Exercise requirements> Begin at the first line of the data and copy each line through the one containing "import plotly.graph_objects as go", that line included, with no pictures.

Dataset section>

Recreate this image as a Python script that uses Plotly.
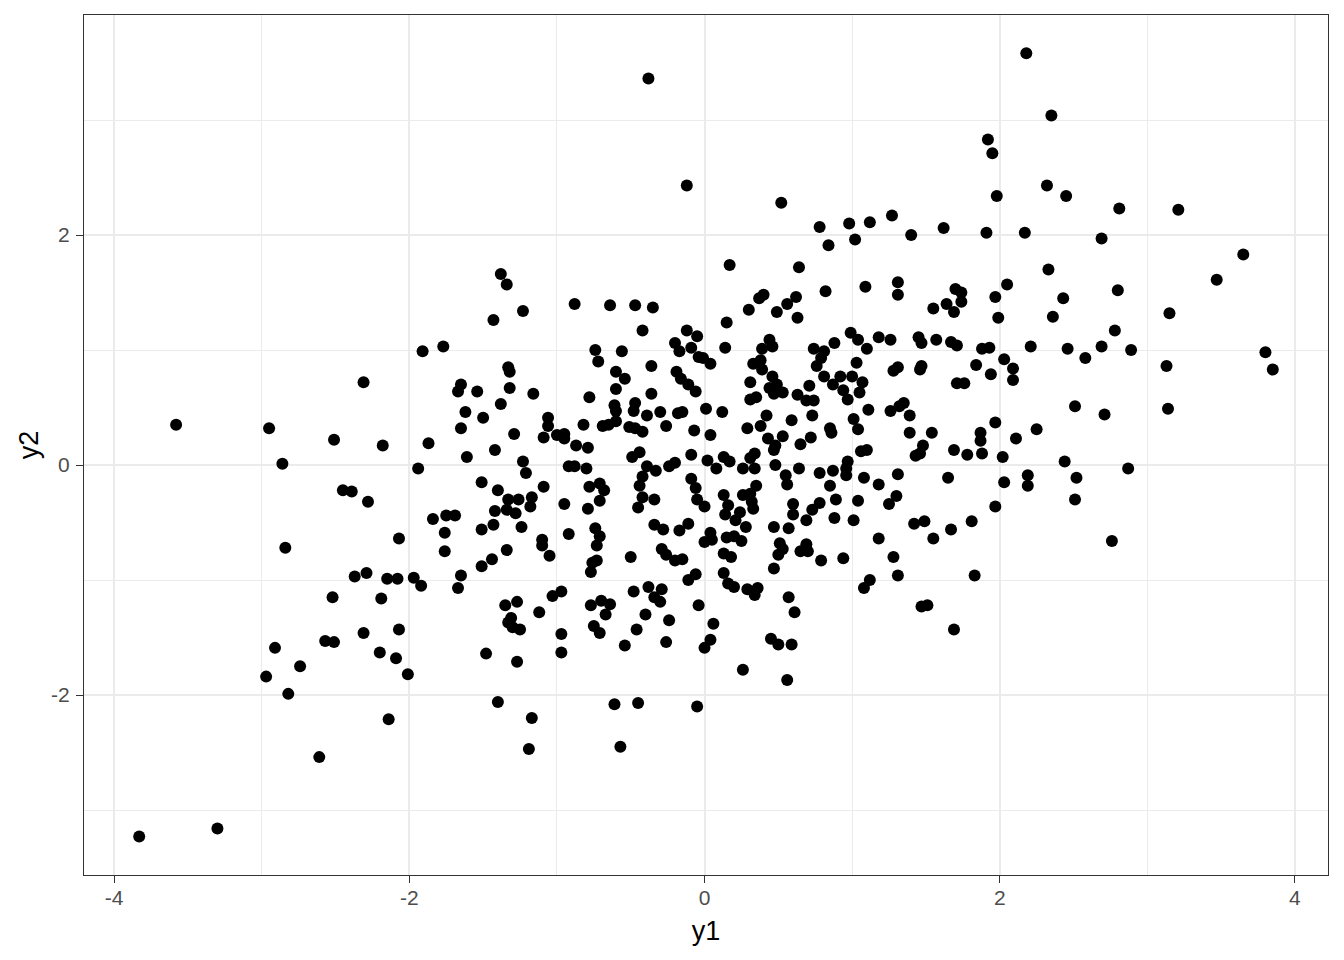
import plotly.graph_objects as go

# Values (y1 on x-axis, y2 on y-axis)
y1 = [
    -2.31, -3.58, -2.95, -2.51, -2.18, -2.86, -2.45, -2.39, -2.28, -2.07, -2.84, -2.37, -2.29, -2.15, -2.08, -2.52, -2.19,
    -2.31, -2.07, -2.57, -2.51, -2.91, -2.20, -2.09, -2.74, -2.97, -2.82, -2.01, -2.14, -2.61, -3.83, -3.30,
    -1.38, -1.34, -1.23, -1.43, -0.88, -0.64, -0.47, -0.35, -0.42, -1.91, -1.77, -0.74, -0.72, -0.56, -0.36, -1.33,
    -1.32, -0.60, -0.54, -1.65, -1.67, -1.54, -1.32, -1.16, -0.60, -0.36, -0.78, -1.62, -1.50, -1.38, -0.61, -0.60,
    -0.47, -0.48, -0.39, -0.30, -1.65, -1.29, -1.06, -1.06, -0.82, -0.69, -0.65, -0.60, -0.51, -0.47, -0.42, -0.26,
    -1.87, -1.61, -1.42, -1.09, -1.00, -0.95, -0.95, -0.87, -0.79, -0.49, -0.44, -0.39, -0.33, -0.24, -1.94, -1.23,
    -1.21, -0.92, -0.88, -0.80, -1.51, -0.78, -0.71, -0.42, -0.44, -1.09, -1.40,
    -0.68, -1.33, -1.26, -1.17, -1.18, -1.42, -1.34, -1.28, -0.95, -0.79, -0.71, -0.42, -0.34, -0.45, -1.84, -1.75,
    -1.69, -1.51, -1.43, -1.24, -1.76, -0.92, -0.74, -0.71, -0.73, -1.10, -1.10, -1.05, -0.34, -0.28, -0.29, -0.26,
    -1.76, -1.34, -1.44, -1.51, -0.50, -0.73, -0.76, -0.77, -1.97, -1.92, -1.65, -1.67, -1.03, -0.97, -1.35, -1.27,
    -1.12, -1.31, -1.33, -1.30, -1.25, -0.77, -0.70, -0.64, -0.67, -0.75, -0.71, -0.97, -0.97, -1.48, -1.27, -0.48,
    -0.38, -0.29, -0.34, -0.30, -0.40, -0.24, -0.46, -0.54, -0.26, -1.40, -1.17, -1.19, -0.61, -0.45, -0.57,
    0.17, 0.64, 1.09, 1.31, 1.31, 1.55, 0.82, 0.40, 0.37, 0.62, 0.56, 0.30, 0.49, 0.63, 0.15, -0.12,
    -0.05, -0.20, -0.17, -0.09, -0.04, -0.01, 0.04, 0.14, 0.44, 0.46, 0.39, 0.38, 0.33, 0.39, 0.74, 0.81,
    0.88, 0.79, 0.76, 0.99, 1.04, 1.10, 1.18, 1.26, 1.45, 1.47, 1.57, 1.03, 1.28, 1.31, 1.46, 1.47,
    -0.19, -0.16, -0.11, -0.06, 0.31, 0.31, 0.35, 0.46, 0.44, 0.49, 0.47, 0.53, 0.63, 0.71, 0.69, 0.74,
    0.81, 0.87, 0.92, 0.94, 1.00, 1.07, 0.97, 1.05, -0.18, -0.15, 0.01, 0.12, -0.07, 0.04, 0.29, 0.38,
    0.42, 0.59, 0.73, 0.43, 0.48, 0.47, 0.53, 0.65, 0.72, 0.85, 0.86, 1.01, 1.04, 1.11, 1.26, 1.32,
    1.35, 1.39, 1.39, 1.54, 1.48, 1.43, 1.46, 1.06, 1.10, 0.97, 0.96, 0.96, 0.87, 0.78, 0.64, 0.48,
    0.55, 0.56, 1.08, 1.18, 1.31, 0.85, -0.09, -0.20, 0.02, 0.08, 0.13, 0.17, 0.26, 0.31, 0.34, 0.34,
    -0.09, -0.06, 0.35,
    -0.05, 0.00, 0.13, 0.26, 0.31, 0.32, 0.33, 0.16, 0.14, 0.21, 0.24, 0.28, 0.60, 0.60, 0.69, 0.73,
    0.78, 0.89, 0.88, 1.04, 1.01, 1.30, 1.25, 1.42, 1.49, 1.55, 1.18, 1.28, 1.31, 0.47, 0.57, 0.51,
    0.53, 0.50, 0.69, 0.65, 0.70, 0.79, 0.94, 0.47, -0.17, -0.11, 0.04, 0.00, 0.05, 0.15, 0.20, 0.25,
    0.13, 0.18, -0.20, -0.15, 0.13, -0.06, -0.11, 0.16, 0.20, 0.29, 0.36, 0.34, 0.57, 0.61, -0.04, 0.06,
    0.04, 0.00, 0.45, 0.50, 0.59, 0.26, 0.56, -0.05, 1.08, 1.12, 1.47, 1.51,
    2.18, 2.35, 1.92, 1.95, 2.32, 2.45, 1.98, 2.81, 3.21, 1.62, 1.91, 2.17, 2.69, 3.65, 3.47, 2.33,
    2.05, 2.80, 1.70, 1.74, 1.97, 2.43, 1.64, 1.74, 1.69, 1.99, 2.36, 3.15, 2.78, 1.67, 1.71, 1.88,
    1.93, 2.21, 2.46, 2.69, 2.89, 2.58, 3.80, 3.85, 3.13, 2.03, 1.84, 1.94, 2.09, 2.09, 1.71, 1.76,
    2.51, 2.71, 3.14, 1.97, 1.87, 1.87, 2.11, 2.25, 1.69, 1.78, 1.88, 2.02, 2.44, 2.87, 1.65, 2.19,
    2.52,
    2.03, 2.19, 2.51, 1.97, 1.81, 1.67, 2.76, 1.83, 1.69,
    -0.38, -0.12, 0.52, 0.78, 0.84, 0.98, 1.02, 1.12, 1.27, 1.40,
]

y2 = [
    0.72, 0.35, 0.32, 0.22, 0.17, 0.01, -0.22, -0.23, -0.32, -0.64, -0.72, -0.97, -0.94, -0.99, -0.99, -1.15, -1.16,
    -1.46, -1.43, -1.53, -1.54, -1.59, -1.63, -1.68, -1.75, -1.84, -1.99, -1.82, -2.21, -2.54, -3.23, -3.16,
    1.66, 1.57, 1.34, 1.26, 1.40, 1.39, 1.39, 1.37, 1.17, 0.99, 1.03, 1.00, 0.90, 0.99, 0.86, 0.85,
    0.81, 0.81, 0.75, 0.70, 0.64, 0.64, 0.67, 0.62, 0.66, 0.62, 0.59, 0.46, 0.41, 0.53, 0.52, 0.47,
    0.54, 0.47, 0.43, 0.46, 0.32, 0.27, 0.41, 0.34, 0.35, 0.34, 0.35, 0.38, 0.33, 0.32, 0.29, 0.34,
    0.19, 0.07, 0.13, 0.24, 0.26, 0.27, 0.23, 0.17, 0.15, 0.07, 0.11, -0.01, -0.05, -0.01, -0.03, 0.03,
    -0.07, -0.01, -0.01, -0.03, -0.15, -0.19, -0.16, -0.10, -0.18, -0.19, -0.22,
    -0.22, -0.30, -0.30, -0.28, -0.36, -0.40, -0.39, -0.42, -0.34, -0.38, -0.31, -0.28, -0.30, -0.37, -0.47, -0.44,
    -0.44, -0.56, -0.52, -0.54, -0.59, -0.60, -0.55, -0.62, -0.70, -0.65, -0.70, -0.79, -0.52, -0.56, -0.73, -0.78,
    -0.75, -0.74, -0.82, -0.88, -0.80, -0.83, -0.85, -0.93, -0.98, -1.05, -0.96, -1.07, -1.14, -1.10, -1.22, -1.19,
    -1.28, -1.33, -1.37, -1.41, -1.43, -1.22, -1.18, -1.21, -1.30, -1.40, -1.46, -1.47, -1.63, -1.64, -1.71, -1.10,
    -1.06, -1.08, -1.15, -1.19, -1.30, -1.35, -1.43, -1.57, -1.54, -2.06, -2.20, -2.47, -2.08, -2.07, -2.45,
    1.74, 1.72, 1.55, 1.59, 1.48, 1.36, 1.51, 1.48, 1.45, 1.46, 1.40, 1.35, 1.33, 1.28, 1.24, 1.17,
    1.12, 1.06, 0.99, 1.02, 0.94, 0.93, 0.88, 1.02, 1.09, 1.03, 1.01, 0.91, 0.88, 0.83, 1.01, 0.99,
    1.06, 0.93, 0.86, 1.15, 1.09, 1.01, 1.11, 1.09, 1.11, 1.06, 1.09, 0.89, 0.82, 0.85, 0.83, 0.86,
    0.81, 0.75, 0.70, 0.64, 0.72, 0.57, 0.59, 0.77, 0.67, 0.70, 0.62, 0.63, 0.61, 0.69, 0.56, 0.56,
    0.77, 0.70, 0.77, 0.65, 0.77, 0.72, 0.57, 0.63, 0.45, 0.46, 0.49, 0.46, 0.30, 0.26, 0.32, 0.34,
    0.43, 0.39, 0.43, 0.23, 0.17, 0.13, 0.25, 0.18, 0.24, 0.32, 0.28, 0.40, 0.31, 0.48, 0.47, 0.51,
    0.54, 0.43, 0.28, 0.28, 0.17, 0.08, 0.10, 0.12, 0.13, 0.03, -0.03, -0.09, -0.05, -0.07, -0.03, 0.00,
    -0.09, -0.17, -0.11, -0.17, -0.08, -0.18, 0.09, 0.02, 0.04, -0.03, 0.07, 0.03, -0.03, 0.06, 0.10, -0.03,
    -0.12, -0.20, -0.18,
    -0.30, -0.36, -0.26, -0.26, -0.25, -0.32, -0.38, -0.35, -0.43, -0.48, -0.41, -0.54, -0.34, -0.43, -0.48, -0.39,
    -0.33, -0.30, -0.46, -0.31, -0.48, -0.27, -0.34, -0.51, -0.49, -0.64, -0.64, -0.80, -0.96, -0.54, -0.55, -0.68,
    -0.73, -0.78, -0.69, -0.75, -0.75, -0.83, -0.81, -0.90, -0.57, -0.51, -0.59, -0.67, -0.65, -0.63, -0.62, -0.66,
    -0.77, -0.80, -0.83, -0.82, -0.94, -0.95, -1.00, -1.03, -1.06, -1.08, -1.07, -1.13, -1.15, -1.28, -1.22, -1.38,
    -1.52, -1.59, -1.51, -1.56, -1.56, -1.78, -1.87, -2.10, -1.07, -1.00, -1.23, -1.22,
    3.58, 3.04, 2.83, 2.71, 2.43, 2.34, 2.34, 2.23, 2.22, 2.06, 2.02, 2.02, 1.97, 1.83, 1.61, 1.70,
    1.57, 1.52, 1.53, 1.50, 1.46, 1.45, 1.40, 1.42, 1.33, 1.28, 1.29, 1.32, 1.17, 1.07, 1.04, 1.01,
    1.02, 1.03, 1.01, 1.03, 1.00, 0.93, 0.98, 0.83, 0.86, 0.92, 0.87, 0.79, 0.84, 0.74, 0.71, 0.71,
    0.51, 0.44, 0.49, 0.37, 0.28, 0.21, 0.23, 0.31, 0.13, 0.09, 0.10, 0.07, 0.03, -0.03, -0.11, -0.09,
    -0.11,
    -0.15, -0.18, -0.30, -0.36, -0.49, -0.56, -0.66, -0.96, -1.43,
    3.36, 2.43, 2.28, 2.07, 1.91, 2.10, 1.96, 2.11, 2.17, 2.00,
]

x_tick_vals = [-4, -2, 0, 2, 4]
x_tick_text = ["-4", "-2", "0", "2", "4"]
x_minor_vals = [-3, -1, 1, 3]
y_tick_vals = [-2, 0, 2]
y_tick_text = ["-2", "0", "2"]
y_minor_vals = [-3, -1, 1, 3]

font_family = "Liberation Sans, Arial, Helvetica, sans-serif"
grid_col = "#EBEBEB"
axis_col = "#333333"

fig = go.Figure(
    go.Scatter(
        x=y1, y=y2, mode="markers",
        marker=dict(color="black", size=12, line=dict(width=0)),
        hoverinfo="x+y",
    )
)

common = dict(
    showline=True, mirror=True, linecolor=axis_col, linewidth=1.2,
    ticks="outside", ticklen=7, tickwidth=1.2, tickcolor=axis_col,
    showgrid=True, gridcolor=grid_col, gridwidth=2,
    zeroline=False,
    tickfont=dict(family=font_family, size=21, color="#4D4D4D"),
    tickmode="array",
)

fig.update_layout(
    width=1328, height=944,
    paper_bgcolor="white", plot_bgcolor="white",
    margin=dict(l=76, r=8, t=7, b=77),
    showlegend=False,
    font=dict(family=font_family),
    xaxis=dict(
        **common,
        range=[-4.204, 4.224],
        tickvals=x_tick_vals, ticktext=x_tick_text,
        ticklabelstandoff=-3,
        minor=dict(tickmode="array", tickvals=x_minor_vals, showgrid=True,
                   gridcolor=grid_col, gridwidth=1, ticks=""),
        title=dict(text="y1", font=dict(family=font_family, size=27, color="black"), standoff=12),
    ),
    yaxis=dict(
        **common,
        range=[-3.565, 3.913],
        tickvals=y_tick_vals, ticktext=y_tick_text,
        ticklabelstandoff=2,
        minor=dict(tickmode="array", tickvals=y_minor_vals, showgrid=True,
                   gridcolor=grid_col, gridwidth=1, ticks=""),
        title=dict(text="y2", font=dict(family=font_family, size=27, color="black"), standoff=4),
    ),
)

fig.write_html("out.html")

Response for this exercise>
Recreate this image as a Python script that uses Plotly.
import plotly.graph_objects as go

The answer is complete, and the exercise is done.